* What the task requires
Transcribe each line of the material as it is, and drop any picture.
····················
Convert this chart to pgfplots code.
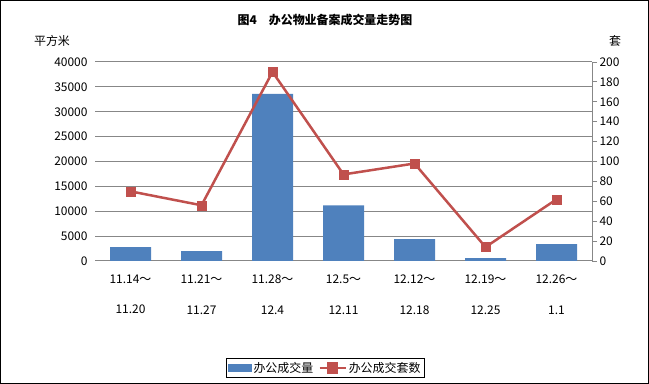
\documentclass[border=0pt]{standalone}
\usepackage{pgfplots}
\pgfplotsset{compat=1.18}
\usepackage{fontspec}
\setmainfont{Noto Sans CJK SC}
\definecolor{barblue}{HTML}{4F81BD}
\definecolor{linered}{HTML}{C0504D}
\definecolor{gridgray}{HTML}{878787}
\pgfplotsset{common/.style={
  at={(95bp,123bp)}, anchor=south west, scale only axis,
  width=497bp, height=199bp,
  xmin=-0.5, xmax=6.5, ymin=0,
  /pgf/number format/assume math mode=true,
}}
\begin{document}
\begin{tikzpicture}
\draw[black, line width=1.2bp] (0.6bp,0.6bp) rectangle (648.4bp,383.4bp);
\node[font=\bfseries\fontsize{12}{14}\selectfont] at (325bp,364bp) {图4\quad 办公物业备案成交量走势图};
\node[font=\fontsize{12}{14}\selectfont] at (52bp,343bp) {平方米};
\node[font=\fontsize{12}{14}\selectfont] at (615bp,343bp) {套};
\begin{axis}[common,
  ymax=40000,
  ytick={0,5000,...,40000},
  scaled y ticks=false,
  yticklabel style={/pgf/number format/1000 sep={}, font=\fontsize{12}{14}\selectfont, xshift=-4bp},
  ymajorgrids, grid style={gridgray, line width=1bp},
  axis line style={draw=none},
  major tick length=0pt,
  xtick={0,...,6},
  xticklabels={11.14～\\[17bp]11.20, 11.21～\\[17bp]11.27, 11.28～\\[17bp]12.4, 12.5～\\[17bp]12.11, 12.12～\\[17bp]12.18, 12.19～\\[17bp]12.25, 12.26～\\[17bp]1.1},
  xticklabel style={align=center, font=\fontsize{12}{14}\selectfont, yshift=-10bp},
]
\addplot[ybar, bar width=41bp, fill=barblue, draw=none] coordinates {
(0,2800) (1,2000) (2,33600) (3,11200) (4,4400) (5,600) (6,3400)};
\end{axis}
\begin{axis}[common,
  ymax=200,
  ytick={0,20,...,200},
  axis x line=none, axis y line=right,
  y axis line style={gridgray, line width=1bp, -},
  ytick style={gridgray, line width=1bp},
  tick align=outside, major tick length=5bp,
  yticklabel style={font=\fontsize{12}{14}\selectfont, xshift=-1bp},
  legend columns=2,
  legend style={at={(0.463,-0.538)}, anchor=center, draw=black, line width=0.8bp,
    font=\fontsize{12}{14}\selectfont, inner sep=1.5bp,
    /tikz/every even column/.append style={column sep=3bp}},
]
\addlegendimage{legend image code/.code={\fill[barblue] (0bp,-3.5bp) rectangle (23bp,3.5bp);}}
\addlegendentry{办公成交量}
\addplot[linered, line width=2.5bp, mark=square*, mark size=4.5bp,
  mark options={fill=linered, draw=linered, line width=0.5bp},
  legend image code/.code={\draw[linered, line width=2.5bp] (0bp,0bp) -- (26bp,0bp);
    \fill[linered] (8.5bp,-4.5bp) rectangle (17.5bp,4.5bp);}]
 coordinates {(0,70) (1,56) (2,190) (3,87) (4,98) (5,14) (6,62)};
\addlegendentry{办公成交套数}
\end{axis}
\end{tikzpicture}
\end{document}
····················
* Expected output
Convert this chart to pgfplots code.
\documentclass[border=0pt]{standalone}
\usepackage{pgfplots}
\pgfplotsset{compat=1.18}
\usepackage{fontspec}
\setmainfont{Noto Sans CJK SC}
\definecolor{barblue}{HTML}{4F81BD}
\definecolor{linered}{HTML}{C0504D}
\definecolor{gridgray}{HTML}{878787}
\pgfplotsset{common/.style={
  at={(95bp,123bp)}, anchor=south west, scale only axis,
  width=497bp, height=199bp,
  xmin=-0.5, xmax=6.5, ymin=0,
  /pgf/number format/assume math mode=true,
}}
\begin{document}
\begin{tikzpicture}
\draw[black, line width=1.2bp] (0.6bp,0.6bp) rectangle (648.4bp,383.4bp);
\node[font=\bfseries\fontsize{12}{14}\selectfont] at (325bp,364bp) {图4\quad 办公物业备案成交量走势图};
\node[font=\fontsize{12}{14}\selectfont] at (52bp,343bp) {平方米};
\node[font=\fontsize{12}{14}\selectfont] at (615bp,343bp) {套};
\begin{axis}[common,
  ymax=40000,
  ytick={0,5000,...,40000},
  scaled y ticks=false,
  yticklabel style={/pgf/number format/1000 sep={}, font=\fontsize{12}{14}\selectfont, xshift=-4bp},
  ymajorgrids, grid style={gridgray, line width=1bp},
  axis line style={draw=none},
  major tick length=0pt,
  xtick={0,...,6},
  xticklabels={11.14～\\[17bp]11.20, 11.21～\\[17bp]11.27, 11.28～\\[17bp]12.4, 12.5～\\[17bp]12.11, 12.12～\\[17bp]12.18, 12.19～\\[17bp]12.25, 12.26～\\[17bp]1.1},
  xticklabel style={align=center, font=\fontsize{12}{14}\selectfont, yshift=-10bp},
]
\addplot[ybar, bar width=41bp, fill=barblue, draw=none] coordinates {
(0,2800) (1,2000) (2,33600) (3,11200) (4,4400) (5,600) (6,3400)};
\end{axis}
\begin{axis}[common,
  ymax=200,
  ytick={0,20,...,200},
  axis x line=none, axis y line=right,
  y axis line style={gridgray, line width=1bp, -},
  ytick style={gridgray, line width=1bp},
  tick align=outside, major tick length=5bp,
  yticklabel style={font=\fontsize{12}{14}\selectfont, xshift=-1bp},
  legend columns=2,
  legend style={at={(0.463,-0.538)}, anchor=center, draw=black, line width=0.8bp,
    font=\fontsize{12}{14}\selectfont, inner sep=1.5bp,
    /tikz/every even column/.append style={column sep=3bp}},
]
\addlegendimage{legend image code/.code={\fill[barblue] (0bp,-3.5bp) rectangle (23bp,3.5bp);}}
\addlegendentry{办公成交量}
\addplot[linered, line width=2.5bp, mark=square*, mark size=4.5bp,
  mark options={fill=linered, draw=linered, line width=0.5bp},
  legend image code/.code={\draw[linered, line width=2.5bp] (0bp,0bp) -- (26bp,0bp);
    \fill[linered] (8.5bp,-4.5bp) rectangle (17.5bp,4.5bp);}]
 coordinates {(0,70) (1,56) (2,190) (3,87) (4,98) (5,14) (6,62)};
\addlegendentry{办公成交套数}
\end{axis}
\end{tikzpicture}
\end{document}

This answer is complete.